Does that seem about right?
--- End quote ---
:-+ Very good reasoning, save for a small error: 9.9/200 of a scale of 2 volts, is about 2*0.05 = 0.1V.
--- End quote ---
Yup! Times 2V...
A little early in the morning, I guess!
Measuring in the region of 100 mV seems practical with many digital meters. When I first saw the problem, the GOhm thing kind of put me off but the problem had to have a solution, it was just a matter of finding it.
Chai:
It would be nice to have an ongoing thread! I just started the lab + aoe text combo and more than a few times you come across lab book sections that say something along the lines of, "you probably already have guessed the answer", without any further explanation! I was pretty bummed about this until I made it to the first Worked Examples section.

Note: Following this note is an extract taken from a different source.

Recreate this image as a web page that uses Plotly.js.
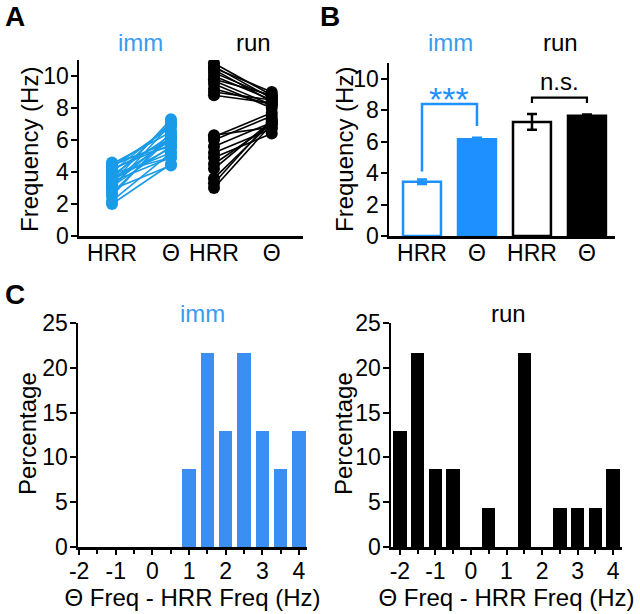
<!DOCTYPE html>
<html>
<head>
<meta charset="utf-8">
<script src="https://cdn.plot.ly/plotly-3.0.1.min.js"></script>
<style>html,body{margin:0;padding:0;background:#fff;}#chart{width:640px;height:614px;}</style>
</head>
<body>
<div id="chart"></div>
<script>
// ---------- DATA ----------
// Panel A: paired frequencies (Hz)
const immHRR   = [2.0, 2.2, 2.5, 2.7, 2.9, 3.0, 3.1, 3.2, 3.3, 3.4, 3.5, 3.5, 3.6, 3.7, 3.8, 3.9, 4.0, 4.1, 4.2, 4.3, 4.4, 4.5, 4.6];
const immTheta = [4.5, 5.2, 6.5, 6.2, 4.4, 7.0, 5.6, 6.2, 7.3, 4.9, 6.0, 5.5, 7.1, 5.2, 6.3, 4.9, 7.0, 6.1, 5.7, 6.8, 5.9, 6.5, 5.6];
const runHRR   = [10.8, 10.6, 10.4, 10.5, 10.2, 10.0, 9.7, 9.5, 9.8, 9.2, 9.0, 8.8, 6.3, 4.9, 5.2, 5.6, 6.0, 6.2, 4.5, 4.2, 3.6, 3.0, 3.3];
const runTheta = [8.8, 8.6, 8.4, 9.0, 8.7, 8.5, 8.2, 8.0, 8.8, 8.2, 8.5, 8.3, 6.8, 6.4, 6.7, 7.1, 7.5, 7.7, 7.0, 7.2, 7.1, 7.0, 7.3];
const pairLabels = ["HRR", "Θ", "HRR", "Θ"];

// Panel B: mean ± SEM
const barLabels = ["HRR", "Θ", "HRR", "Θ"];
const barMeans  = [3.45, 6.15, 7.25, 7.65];
const barSEM    = [0.15, 0.10, 0.50, 0.08];

// Panel C: histograms of Θ freq − HRR freq (percentage)
const binCenters = [-2, -1.5, -1, -0.5, 0, 0.5, 1, 1.5, 2, 2.5, 3, 3.5, 4];
const immPct = [0, 0, 0, 0, 0, 0, 8.7, 21.7, 13.0, 21.7, 13.0, 8.7, 13.0];
const runPct = [13.0, 21.7, 8.7, 8.7, 0, 4.35, 0, 21.7, 0, 4.35, 4.35, 4.35, 8.7];
const diffTicks = [-2, -1, 0, 1, 2, 3, 4];
const diffTickText = ["-2", "-1", "0", "1", "2", "3", "4"];
const freqTicks = [0, 2, 4, 6, 8, 10];
const pctTicks = [0, 5, 10, 15, 20, 25];

// ---------- STYLE ----------
const BLUE = "#1e90ff";
const BLUE_C = "#3b8ff2";
const BLUE_A = "#1a9be8";
const BLUE_TXT = "#3a9bf0";
const FONT = "Liberation Sans, Arial, sans-serif";
const FS = 24;     // titles / labels
const TFS = 23;    // tick labels
const W = 640, H = 614;
const px = v => v / W;
const py = v => 1 - v / H;

const posA = [0, 1, 1.73, 2.71];
const posB = [0, 1, 2, 3];

const traces = [];
for (let i = 0; i < immHRR.length; i++) {
  traces.push({type: "scatter", mode: "lines+markers", x: [posA[0], posA[1]], y: [immHRR[i], immTheta[i]],
    xaxis: "x", yaxis: "y", line: {color: BLUE_A, width: 1.6}, marker: {color: BLUE_A, size: 12}, showlegend: false, hoverinfo: "skip"});
}
for (let i = 0; i < runHRR.length; i++) {
  traces.push({type: "scatter", mode: "lines+markers", x: [posA[2], posA[3]], y: [runHRR[i], runTheta[i]],
    xaxis: "x", yaxis: "y", line: {color: "#000", width: 1.6}, marker: {color: "#000", size: 12}, showlegend: false, hoverinfo: "skip"});
}
const barFill = ["#ffffff", BLUE, "#ffffff", "#000000"];
const barLine = [BLUE, BLUE, "#000000", "#000000"];
for (let i = 0; i < barMeans.length; i++) {
  traces.push({type: "bar", x: [posB[i]], y: [barMeans[i]], width: 0.69, xaxis: "x2", yaxis: "y2",
    marker: {color: barFill[i], line: {color: barLine[i], width: 2.5}},
    error_y: {type: "data", array: [barSEM[i]], visible: true, color: barLine[i], thickness: 2.5, width: 5},
    showlegend: false, hoverinfo: "skip"});
}
const immTop = Math.max(barMeans[0], barMeans[1]) + 2.25;
traces.push({type: "scatter", mode: "lines", xaxis: "x2", yaxis: "y2",
  x: [posB[0], posB[0], posB[1], posB[1]],
  y: [barMeans[0] + barSEM[0] + 0.5, immTop, immTop, barMeans[1] + barSEM[1] + 0.75],
  line: {color: BLUE, width: 2.5}, showlegend: false, hoverinfo: "skip"});
const runTop = Math.max(barMeans[2] + barSEM[2], barMeans[3] + barSEM[3]) + 1.05;
traces.push({type: "scatter", mode: "lines", xaxis: "x2", yaxis: "y2",
  x: [posB[2], posB[2], posB[3], posB[3]],
  y: [runTop - 0.35, runTop, runTop, runTop - 0.35],
  line: {color: "#000", width: 2.2}, showlegend: false, hoverinfo: "skip"});
traces.push({type: "bar", x: binCenters, y: immPct, width: 0.37, xaxis: "x3", yaxis: "y3",
  marker: {color: BLUE_C, line: {width: 0}}, showlegend: false, hoverinfo: "skip"});
traces.push({type: "bar", x: binCenters, y: runPct, width: 0.38, xaxis: "x4", yaxis: "y4",
  marker: {color: "#000", line: {width: 0}}, showlegend: false, hoverinfo: "skip"});

const tickFont = {family: FONT, size: TFS, color: "#000"};
const titleFont = {family: FONT, size: FS, color: "#000"};
const baseAxis = {showgrid: false, zeroline: false, showline: true, linecolor: "#000", linewidth: 2.5,
  tickfont: tickFont, ticks: "outside", tickcolor: "#000", tickwidth: 2, ticklen: 6, fixedrange: true};
const yAxisBase = Object.assign({}, baseAxis, {ticklabelstandoff: -3});
const minorC = {dtick: 0.5, tick0: 0, ticks: "outside", ticklen: 4, tickwidth: 2, tickcolor: "#000"};

function label(text, x, y, color, size, extra) {
  return Object.assign({text: text, x: px(x), y: py(y), xref: "paper", yref: "paper", xanchor: "center", yanchor: "middle",
    showarrow: false, font: {family: FONT, size: size || FS, color: color || "#000"}}, extra || {});
}

const layout = {
  width: W, height: H, margin: {l: 0, r: 0, t: 0, b: 0}, paper_bgcolor: "#fff", plot_bgcolor: "rgba(0,0,0,0)",
  showlegend: false, bargap: 0, barmode: "overlay",
  font: {family: FONT},
  xaxis: Object.assign({}, baseAxis, {domain: [px(79), px(303)], range: [-0.56, 3.24], anchor: "y",
    tickvals: posA, ticktext: pairLabels, ticks: "", ticklen: 0, ticklabelstandoff: -5}),
  yaxis: Object.assign({}, yAxisBase, {domain: [py(236), py(60)], range: [0, 11], anchor: "x", tickvals: freqTicks}),
  xaxis2: Object.assign({}, baseAxis, {domain: [px(389), px(615)], range: [-0.6, 3.51], anchor: "y2",
    tickvals: posB, ticktext: barLabels, ticks: "", ticklen: 0, ticklabelstandoff: -5}),
  yaxis2: Object.assign({}, yAxisBase, {domain: [py(236), py(63)], range: [0, 11], anchor: "x2", tickvals: freqTicks}),
  xaxis3: Object.assign({}, baseAxis, {domain: [px(78), px(307)], range: [-2.03, 4.22], anchor: "y3", ticklen: 5,
    tickvals: diffTicks, ticktext: diffTickText, minor: minorC, ticklabelstandoff: -3,
    title: {text: "Θ Freq - HRR Freq (Hz)", font: titleFont, standoff: 0}}),
  yaxis3: Object.assign({}, yAxisBase, {domain: [py(547), py(323)], range: [0, 25], anchor: "x3", tickvals: pctTicks}),
  xaxis4: Object.assign({}, baseAxis, {domain: [px(391), px(622)], range: [-2.25, 4.25], anchor: "y4", ticklen: 5,
    tickvals: diffTicks, ticktext: diffTickText, minor: minorC, ticklabelstandoff: -3,
    title: {text: "Θ Freq - HRR Freq (Hz)", font: titleFont, standoff: 0}}),
  yaxis4: Object.assign({}, yAxisBase, {domain: [py(547), py(323)], range: [0, 25], anchor: "x4", tickvals: pctTicks}),
  annotations: [
    label("<b>A</b>", 15, 16, "#000", 28),
    label("<b>B</b>", 330, 16, "#000", 28),
    label("<b>C</b>", 15, 294, "#000", 28),
    label("imm", 140, 42, BLUE_TXT),
    label("run", 253, 42),
    label("imm", 450, 42, BLUE_TXT),
    label("run", 560, 42),
    label("imm", 202, 313, BLUE_TXT),
    label("run", 508, 313),
    // y-axis titles
    label("Frequency (Hz)", 29, 150, "#000", FS, {textangle: -90}),
    label("Frequency (Hz)", 344, 150, "#000", FS, {textangle: -90}),
    label("Percentage", 27, 434, "#000", FS, {textangle: -90}),
    label("Percentage", 343, 434, "#000", FS, {textangle: -90}),
    {text: "***", x: (posB[0] + posB[1]) / 2, y: immTop - 1.0, xref: "x2", yref: "y2", xanchor: "center", yanchor: "bottom", showarrow: false, font: {family: FONT, size: 34, color: BLUE}},
    {text: "n.s.", x: (posB[2] + posB[3]) / 2, y: runTop + 0.05, xref: "x2", yref: "y2", xanchor: "center", yanchor: "bottom", showarrow: false, font: {family: FONT, size: FS, color: "#000"}}
  ]
};

Plotly.newPlot("chart", traces, layout, {displayModeBar: false, staticPlot: true});
</script>
</body>
</html>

And the text box has example problems with no answers! :-/O
Aeternam:
--- Quote from: Chai on April 18, 2016, 06:35:24 pm ---It would be nice to have an ongoing thread!
--- End quote ---
I'd be happy to participate.
Although you'll see more questions from my end than answers, that's for sure :D
rstofer:
--- Quote from: orolo on April 18, 2016, 02:48:07 pm ---
--- Quote from: rstofer on April 18, 2016, 02:33:20 pm ---So, putting the meter in series with the 10V battery and the 1GOhm resistor will cause 9.9 nA to flow (10V / (1GOhm + 10MOhm) ). The meter itself has a full scale of 200 nA (2V / 10MOhm) so the meter should read 9.9/200 of full scale or about 0.05V.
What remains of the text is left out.